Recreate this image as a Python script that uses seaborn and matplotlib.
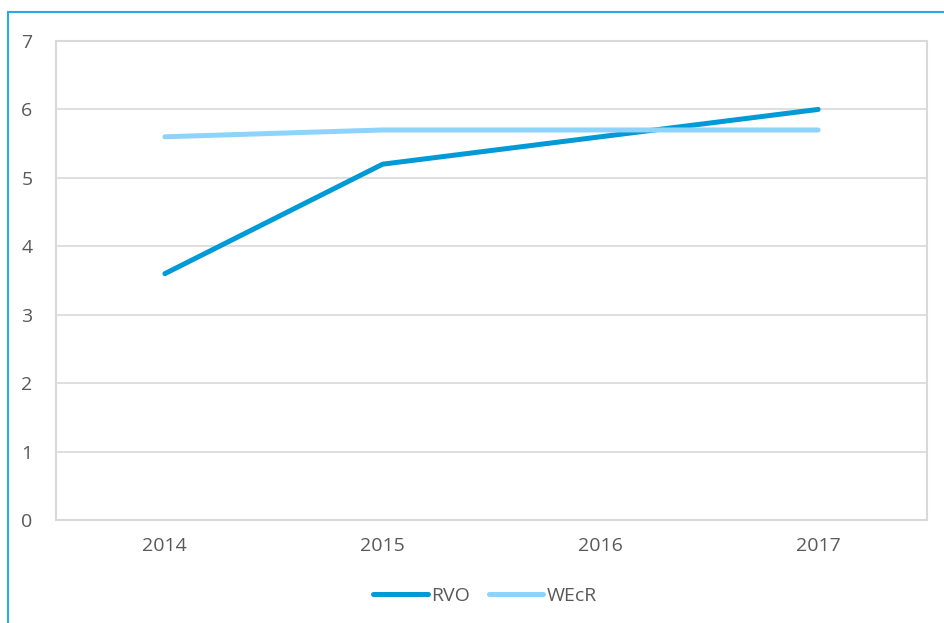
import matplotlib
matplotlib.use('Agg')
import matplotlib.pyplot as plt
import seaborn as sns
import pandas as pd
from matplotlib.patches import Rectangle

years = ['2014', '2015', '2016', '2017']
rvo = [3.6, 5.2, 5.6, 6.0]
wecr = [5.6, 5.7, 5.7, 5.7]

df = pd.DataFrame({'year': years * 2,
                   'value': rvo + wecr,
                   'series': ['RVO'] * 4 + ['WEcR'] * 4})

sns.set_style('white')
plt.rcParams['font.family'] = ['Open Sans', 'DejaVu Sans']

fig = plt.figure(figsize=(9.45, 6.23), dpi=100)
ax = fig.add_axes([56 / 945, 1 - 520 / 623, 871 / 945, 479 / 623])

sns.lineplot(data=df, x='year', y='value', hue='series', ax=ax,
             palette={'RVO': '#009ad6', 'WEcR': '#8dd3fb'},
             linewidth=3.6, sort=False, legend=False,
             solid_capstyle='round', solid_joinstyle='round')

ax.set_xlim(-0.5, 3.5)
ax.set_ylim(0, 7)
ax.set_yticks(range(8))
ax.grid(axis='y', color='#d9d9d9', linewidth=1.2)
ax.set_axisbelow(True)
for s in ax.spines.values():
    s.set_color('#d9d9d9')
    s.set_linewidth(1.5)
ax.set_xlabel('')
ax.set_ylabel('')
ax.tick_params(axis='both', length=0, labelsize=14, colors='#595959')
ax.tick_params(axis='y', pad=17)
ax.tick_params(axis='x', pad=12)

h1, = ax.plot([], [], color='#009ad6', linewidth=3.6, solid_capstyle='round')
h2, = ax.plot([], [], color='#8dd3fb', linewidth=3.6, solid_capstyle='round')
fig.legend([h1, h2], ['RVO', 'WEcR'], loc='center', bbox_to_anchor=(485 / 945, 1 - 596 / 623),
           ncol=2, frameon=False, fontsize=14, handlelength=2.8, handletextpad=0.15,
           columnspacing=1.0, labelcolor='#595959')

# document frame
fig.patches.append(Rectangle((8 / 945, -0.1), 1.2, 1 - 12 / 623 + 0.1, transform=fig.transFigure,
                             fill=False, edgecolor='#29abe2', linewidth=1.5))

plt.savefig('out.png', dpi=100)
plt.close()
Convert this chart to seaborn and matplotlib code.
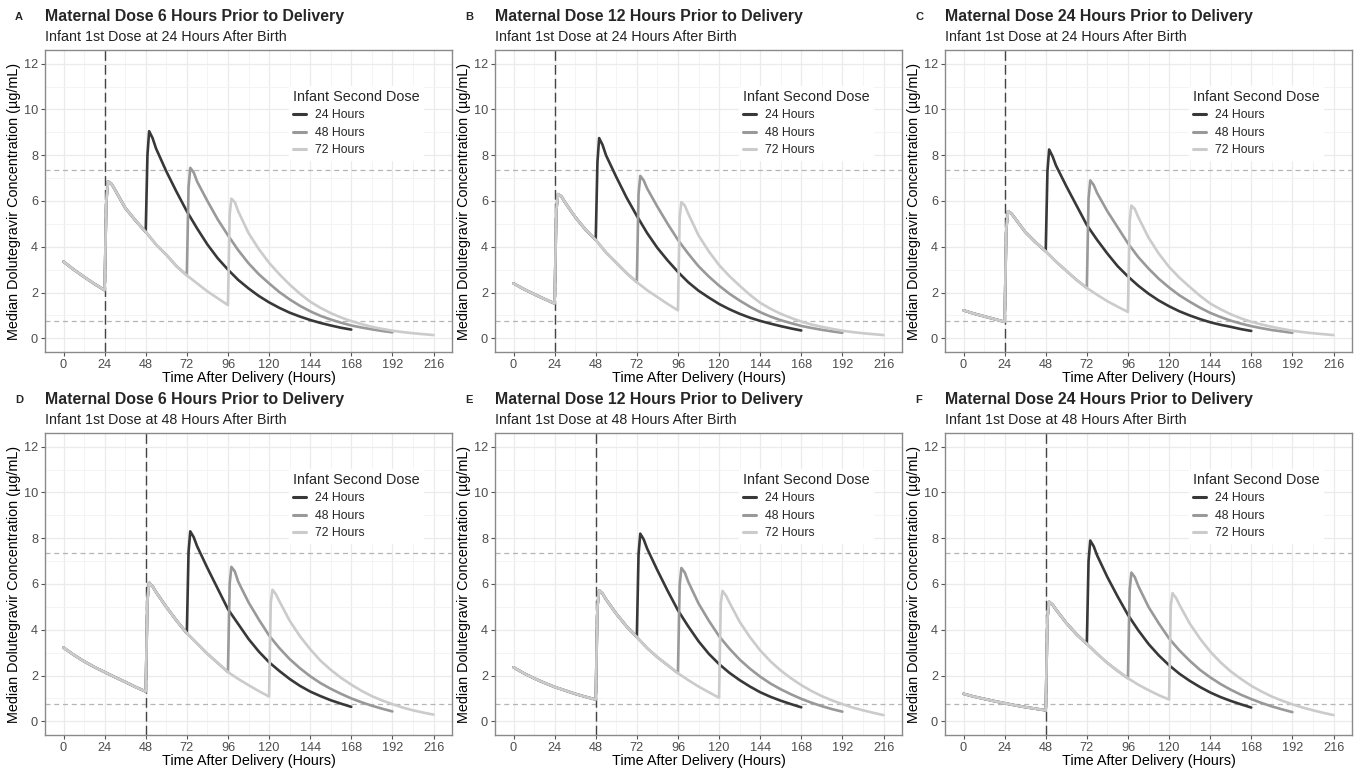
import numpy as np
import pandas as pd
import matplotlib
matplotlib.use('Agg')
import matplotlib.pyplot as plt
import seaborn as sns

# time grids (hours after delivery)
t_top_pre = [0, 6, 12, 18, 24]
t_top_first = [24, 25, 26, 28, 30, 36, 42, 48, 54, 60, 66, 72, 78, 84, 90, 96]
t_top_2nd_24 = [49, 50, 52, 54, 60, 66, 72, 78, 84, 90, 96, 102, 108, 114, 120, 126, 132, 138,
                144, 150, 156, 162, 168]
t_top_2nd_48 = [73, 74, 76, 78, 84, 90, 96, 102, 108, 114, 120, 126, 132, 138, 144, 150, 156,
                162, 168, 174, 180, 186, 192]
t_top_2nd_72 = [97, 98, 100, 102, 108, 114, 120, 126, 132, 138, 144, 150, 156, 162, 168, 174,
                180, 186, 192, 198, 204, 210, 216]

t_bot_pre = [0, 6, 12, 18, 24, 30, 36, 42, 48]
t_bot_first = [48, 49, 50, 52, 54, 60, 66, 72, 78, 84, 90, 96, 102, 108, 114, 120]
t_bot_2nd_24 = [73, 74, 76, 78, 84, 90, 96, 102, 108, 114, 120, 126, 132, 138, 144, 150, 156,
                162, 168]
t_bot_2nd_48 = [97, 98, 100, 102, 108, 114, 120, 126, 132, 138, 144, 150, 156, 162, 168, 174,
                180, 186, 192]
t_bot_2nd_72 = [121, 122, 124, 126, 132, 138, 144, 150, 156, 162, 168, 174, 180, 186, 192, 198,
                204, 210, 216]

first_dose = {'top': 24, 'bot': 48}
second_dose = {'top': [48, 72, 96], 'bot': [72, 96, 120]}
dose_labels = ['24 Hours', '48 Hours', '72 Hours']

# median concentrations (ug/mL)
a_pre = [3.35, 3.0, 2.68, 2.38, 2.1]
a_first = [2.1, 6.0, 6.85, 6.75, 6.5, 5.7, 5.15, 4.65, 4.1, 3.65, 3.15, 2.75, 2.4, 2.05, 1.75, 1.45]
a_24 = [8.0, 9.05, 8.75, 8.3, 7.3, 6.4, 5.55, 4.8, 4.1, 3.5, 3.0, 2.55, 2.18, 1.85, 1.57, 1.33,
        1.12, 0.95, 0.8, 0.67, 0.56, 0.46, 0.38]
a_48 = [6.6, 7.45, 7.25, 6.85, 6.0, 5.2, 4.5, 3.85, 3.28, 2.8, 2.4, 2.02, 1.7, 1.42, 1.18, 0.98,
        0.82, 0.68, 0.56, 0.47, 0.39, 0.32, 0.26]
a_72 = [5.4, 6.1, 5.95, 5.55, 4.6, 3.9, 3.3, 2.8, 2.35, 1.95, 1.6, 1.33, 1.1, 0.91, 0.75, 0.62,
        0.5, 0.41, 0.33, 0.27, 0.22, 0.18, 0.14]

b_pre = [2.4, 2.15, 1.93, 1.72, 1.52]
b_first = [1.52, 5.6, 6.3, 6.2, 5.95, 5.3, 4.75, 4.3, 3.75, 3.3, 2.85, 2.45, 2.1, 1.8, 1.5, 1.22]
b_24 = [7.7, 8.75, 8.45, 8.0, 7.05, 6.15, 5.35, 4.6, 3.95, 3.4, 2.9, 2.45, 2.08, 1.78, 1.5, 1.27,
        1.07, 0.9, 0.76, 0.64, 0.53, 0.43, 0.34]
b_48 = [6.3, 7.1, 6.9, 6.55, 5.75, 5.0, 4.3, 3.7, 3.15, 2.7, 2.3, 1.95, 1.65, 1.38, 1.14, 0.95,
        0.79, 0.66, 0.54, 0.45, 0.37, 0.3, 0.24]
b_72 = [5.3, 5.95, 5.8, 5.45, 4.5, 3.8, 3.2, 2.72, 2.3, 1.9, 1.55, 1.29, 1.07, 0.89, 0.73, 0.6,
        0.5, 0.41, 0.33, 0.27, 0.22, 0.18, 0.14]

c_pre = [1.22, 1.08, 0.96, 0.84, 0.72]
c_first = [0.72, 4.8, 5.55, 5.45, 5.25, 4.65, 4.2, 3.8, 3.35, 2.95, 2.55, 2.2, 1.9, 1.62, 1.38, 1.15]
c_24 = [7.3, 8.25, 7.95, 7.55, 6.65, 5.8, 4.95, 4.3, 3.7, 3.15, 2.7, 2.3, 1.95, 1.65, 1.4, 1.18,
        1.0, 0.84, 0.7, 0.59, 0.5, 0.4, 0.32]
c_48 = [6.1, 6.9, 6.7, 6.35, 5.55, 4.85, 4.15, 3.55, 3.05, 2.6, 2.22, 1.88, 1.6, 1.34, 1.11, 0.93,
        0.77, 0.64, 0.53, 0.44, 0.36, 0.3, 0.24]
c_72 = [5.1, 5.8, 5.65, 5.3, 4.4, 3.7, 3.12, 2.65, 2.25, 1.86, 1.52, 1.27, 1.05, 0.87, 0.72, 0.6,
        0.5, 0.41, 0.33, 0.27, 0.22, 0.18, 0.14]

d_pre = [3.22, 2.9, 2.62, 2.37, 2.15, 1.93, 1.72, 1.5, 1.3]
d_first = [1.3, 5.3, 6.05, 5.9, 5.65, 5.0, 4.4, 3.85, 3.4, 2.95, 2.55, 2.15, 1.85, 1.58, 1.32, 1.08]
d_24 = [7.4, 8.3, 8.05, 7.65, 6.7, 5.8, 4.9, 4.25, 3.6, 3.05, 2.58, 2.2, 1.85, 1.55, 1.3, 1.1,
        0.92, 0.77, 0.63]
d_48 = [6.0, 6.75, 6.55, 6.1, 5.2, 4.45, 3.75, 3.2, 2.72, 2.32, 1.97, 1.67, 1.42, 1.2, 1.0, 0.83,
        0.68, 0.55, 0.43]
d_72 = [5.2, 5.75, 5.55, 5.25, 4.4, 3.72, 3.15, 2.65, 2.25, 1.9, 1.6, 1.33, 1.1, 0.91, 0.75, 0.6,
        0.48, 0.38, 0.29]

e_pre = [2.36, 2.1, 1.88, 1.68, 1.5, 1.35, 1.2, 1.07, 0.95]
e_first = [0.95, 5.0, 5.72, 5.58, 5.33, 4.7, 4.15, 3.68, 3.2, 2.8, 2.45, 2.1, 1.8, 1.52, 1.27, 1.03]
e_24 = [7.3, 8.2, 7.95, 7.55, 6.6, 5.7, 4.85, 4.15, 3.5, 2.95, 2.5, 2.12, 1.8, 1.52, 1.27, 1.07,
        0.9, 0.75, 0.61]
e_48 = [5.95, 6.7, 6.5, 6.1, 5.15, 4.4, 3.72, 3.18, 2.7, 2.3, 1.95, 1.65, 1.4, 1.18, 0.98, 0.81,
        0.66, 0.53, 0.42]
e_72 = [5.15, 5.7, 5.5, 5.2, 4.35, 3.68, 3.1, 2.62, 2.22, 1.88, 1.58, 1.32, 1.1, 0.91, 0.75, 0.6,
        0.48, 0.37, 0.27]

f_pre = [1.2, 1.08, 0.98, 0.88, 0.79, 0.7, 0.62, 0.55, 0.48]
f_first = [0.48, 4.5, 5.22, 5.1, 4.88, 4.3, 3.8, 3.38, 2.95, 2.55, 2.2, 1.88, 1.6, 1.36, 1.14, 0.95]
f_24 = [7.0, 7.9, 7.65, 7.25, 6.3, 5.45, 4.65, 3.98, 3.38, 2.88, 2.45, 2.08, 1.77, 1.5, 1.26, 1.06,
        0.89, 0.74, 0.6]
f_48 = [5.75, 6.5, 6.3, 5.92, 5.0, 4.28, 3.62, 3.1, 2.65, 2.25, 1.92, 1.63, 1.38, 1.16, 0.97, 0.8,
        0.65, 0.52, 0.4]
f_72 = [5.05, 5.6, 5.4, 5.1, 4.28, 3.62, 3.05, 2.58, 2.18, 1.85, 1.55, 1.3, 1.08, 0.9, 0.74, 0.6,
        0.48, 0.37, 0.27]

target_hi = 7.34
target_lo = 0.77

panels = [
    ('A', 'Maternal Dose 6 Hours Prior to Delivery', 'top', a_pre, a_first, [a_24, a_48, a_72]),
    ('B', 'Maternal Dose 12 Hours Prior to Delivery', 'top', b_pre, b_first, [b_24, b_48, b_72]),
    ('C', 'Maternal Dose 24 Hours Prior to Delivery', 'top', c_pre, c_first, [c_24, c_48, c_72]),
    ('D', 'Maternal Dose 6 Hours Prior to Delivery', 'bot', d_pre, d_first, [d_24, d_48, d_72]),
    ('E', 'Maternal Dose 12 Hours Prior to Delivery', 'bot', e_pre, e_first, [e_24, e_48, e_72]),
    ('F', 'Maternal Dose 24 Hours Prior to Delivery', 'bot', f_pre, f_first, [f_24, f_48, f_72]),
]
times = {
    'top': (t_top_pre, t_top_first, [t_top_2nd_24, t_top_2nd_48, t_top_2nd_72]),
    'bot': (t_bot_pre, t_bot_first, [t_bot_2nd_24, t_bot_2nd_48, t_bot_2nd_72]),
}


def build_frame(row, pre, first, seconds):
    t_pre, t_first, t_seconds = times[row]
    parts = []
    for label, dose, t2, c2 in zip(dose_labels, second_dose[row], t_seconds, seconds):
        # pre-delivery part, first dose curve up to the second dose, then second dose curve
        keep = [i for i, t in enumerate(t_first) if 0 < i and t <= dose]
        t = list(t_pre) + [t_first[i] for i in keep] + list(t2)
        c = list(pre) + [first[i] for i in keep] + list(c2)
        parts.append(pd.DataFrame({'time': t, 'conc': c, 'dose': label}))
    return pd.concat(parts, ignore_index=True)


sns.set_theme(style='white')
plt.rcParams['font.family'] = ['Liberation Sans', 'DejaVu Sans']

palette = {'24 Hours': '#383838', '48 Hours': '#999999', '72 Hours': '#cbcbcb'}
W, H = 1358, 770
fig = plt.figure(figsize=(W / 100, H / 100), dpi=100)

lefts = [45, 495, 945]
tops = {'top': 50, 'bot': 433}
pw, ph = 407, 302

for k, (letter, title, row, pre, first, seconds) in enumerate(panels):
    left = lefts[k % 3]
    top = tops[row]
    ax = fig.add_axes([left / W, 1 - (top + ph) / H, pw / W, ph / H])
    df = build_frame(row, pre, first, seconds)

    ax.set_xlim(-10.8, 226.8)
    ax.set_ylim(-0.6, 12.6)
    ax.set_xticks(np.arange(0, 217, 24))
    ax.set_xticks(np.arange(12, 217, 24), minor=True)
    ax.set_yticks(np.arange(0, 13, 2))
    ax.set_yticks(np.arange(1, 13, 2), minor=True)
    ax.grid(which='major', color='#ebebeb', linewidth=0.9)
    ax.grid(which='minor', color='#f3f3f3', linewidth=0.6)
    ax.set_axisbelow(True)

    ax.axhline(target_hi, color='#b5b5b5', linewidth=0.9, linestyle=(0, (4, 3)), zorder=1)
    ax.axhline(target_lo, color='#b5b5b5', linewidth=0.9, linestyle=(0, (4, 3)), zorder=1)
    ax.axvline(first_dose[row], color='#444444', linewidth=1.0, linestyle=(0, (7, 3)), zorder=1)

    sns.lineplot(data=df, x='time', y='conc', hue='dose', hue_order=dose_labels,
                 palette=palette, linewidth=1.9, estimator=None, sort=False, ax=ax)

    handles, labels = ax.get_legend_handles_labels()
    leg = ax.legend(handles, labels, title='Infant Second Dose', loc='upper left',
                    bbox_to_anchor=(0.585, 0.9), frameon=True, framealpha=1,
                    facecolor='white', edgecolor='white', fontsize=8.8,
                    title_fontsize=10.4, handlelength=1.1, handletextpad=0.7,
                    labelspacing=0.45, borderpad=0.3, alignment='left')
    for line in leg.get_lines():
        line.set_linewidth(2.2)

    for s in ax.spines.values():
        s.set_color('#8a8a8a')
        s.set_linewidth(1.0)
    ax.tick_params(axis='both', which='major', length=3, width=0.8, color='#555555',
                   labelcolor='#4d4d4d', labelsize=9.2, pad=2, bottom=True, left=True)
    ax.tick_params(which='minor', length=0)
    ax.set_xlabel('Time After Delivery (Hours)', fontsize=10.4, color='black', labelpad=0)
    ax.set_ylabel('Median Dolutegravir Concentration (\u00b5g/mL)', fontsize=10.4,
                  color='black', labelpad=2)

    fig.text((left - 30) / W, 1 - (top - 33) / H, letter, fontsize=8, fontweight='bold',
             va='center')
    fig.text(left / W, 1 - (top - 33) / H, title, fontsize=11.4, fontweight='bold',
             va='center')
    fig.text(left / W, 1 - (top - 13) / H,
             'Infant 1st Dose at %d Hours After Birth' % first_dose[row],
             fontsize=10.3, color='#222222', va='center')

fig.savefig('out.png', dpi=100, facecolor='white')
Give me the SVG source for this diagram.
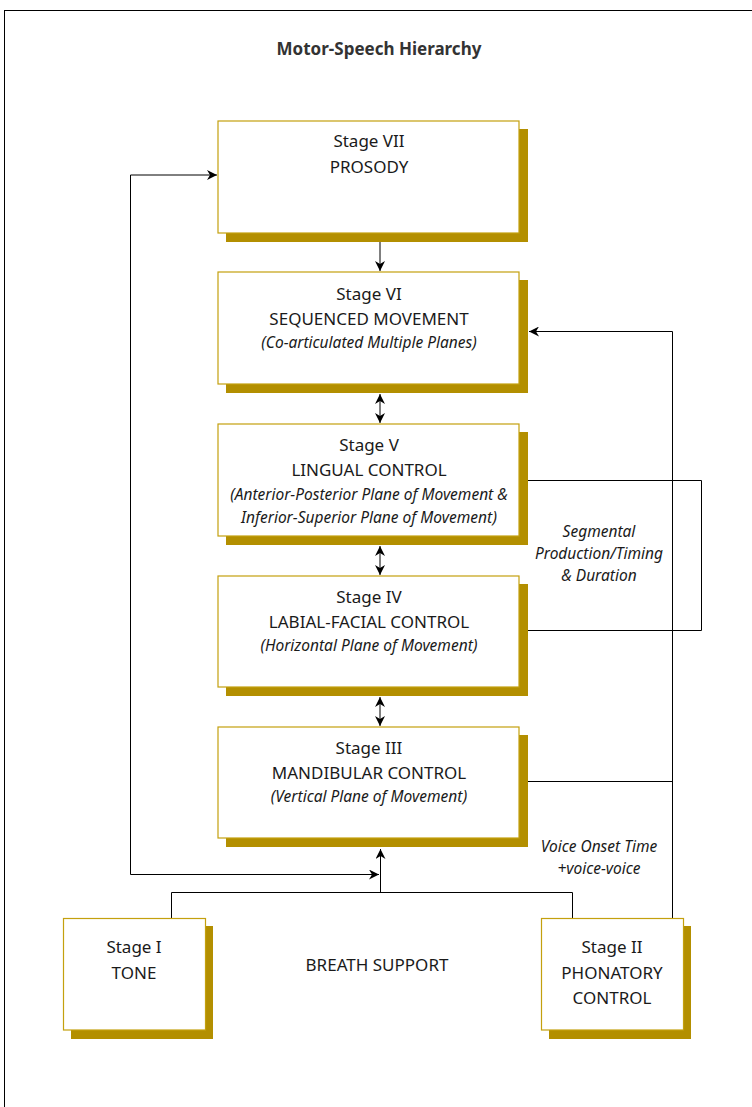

What is required
From the first line above down to the line with "wecr = [5.6, 5.7, 5.7, 5.7]", reproduce every line and no others, omitting pictures.

Correct answer
Recreate this image as a Python script that uses seaborn and matplotlib.
import matplotlib
matplotlib.use('Agg')
import matplotlib.pyplot as plt
import seaborn as sns
import pandas as pd
from matplotlib.patches import Rectangle

years = ['2014', '2015', '2016', '2017']
rvo = [3.6, 5.2, 5.6, 6.0]
wecr = [5.6, 5.7, 5.7, 5.7]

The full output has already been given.